Tra il 2010 e il 2011, poi, gli artisti si sono ritrovati per creare la versione ultima. C’erano Joys, Boogie, Orion, Made514, Peeta, Yama, Secse, Zagor, Cruize, Sika, il già citato Axe, e c’era anche Giacomo Ceccagno, in arte Jeos. Artista multidisciplinare dall’enorme creatività, stimato e apprezzato nell’ambiente, Jeos è nato il 24 giugno 1978 a Padova e si è laureato all’accademia delle Belle Arti di Venezia nel 2007, presentando una tesi sulla sua personale ricerca tecnica e pittorica. Eclettico, ha unito nei suoi lavori pittura e scultura servendosi dell’antico metodo del bassorilievo realizzato con diversi tipi di materiali per giungere ad una sintesi tra tradizionale e contemporaneo. E proprio sull’ambivalenza e ambiguità ha costruito la sua cifra stilistica, osservando la realtà medesima che lo circondava: le ruspe e gli escavatori dalle possenti benne si inseriscono in questo enigma, costruiscono o cancellano? Ecco appunto il “costruire distruzione”.

Ma oltre alla percezione in Giacomo si accompagnava l’idea di movimento, sempre guardando l’ambiente urbano: la metropoli fatta di spostamento di macchine e persone, ma anche di trasformazioni intrinseche e perenni, come i muri, i palazzi e ancora i cantieri, le macerie dei vecchi edifici. Movimento dunque non solo nello spazio, ma nel tempo.
Lo stesso tempo che continua a scorrere di anno in anno, di pareti scrostate e di intonaco che viene giù. Le ruspe su via Tunisi sono gli ultimi lavori di Jeos che ci ha lasciato prematuramente nel 2011. Il suo nome, realizzato con effetto tridimensionale, è visibile sul braccio meccanico in primo piano; le sue lettere, scomposte e racchiuse in bolle di perla si possono invece leggere attorno al murale di Sabe, un omaggio visibile sulla destra all’inizio della lunga facciata sempre su via Tunisi.

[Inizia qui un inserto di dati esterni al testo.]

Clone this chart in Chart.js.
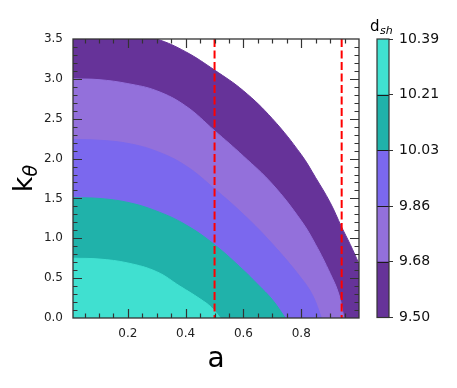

Per mantenere fulgide la sua arte e le sue idee, nel 2012 suo padre Antonio ha fondato l’associazione Jeos , punto di riferimento imprescindibile per la street art in Veneto. Perché se è pur vero che quest’arte ha accettato il suo essere passeggero, nel tempo e nello spazio, documentare e fotografare quello che c’è stato e che ci ha emozionato, come artisti e come osservatori, è un impegno collettivo.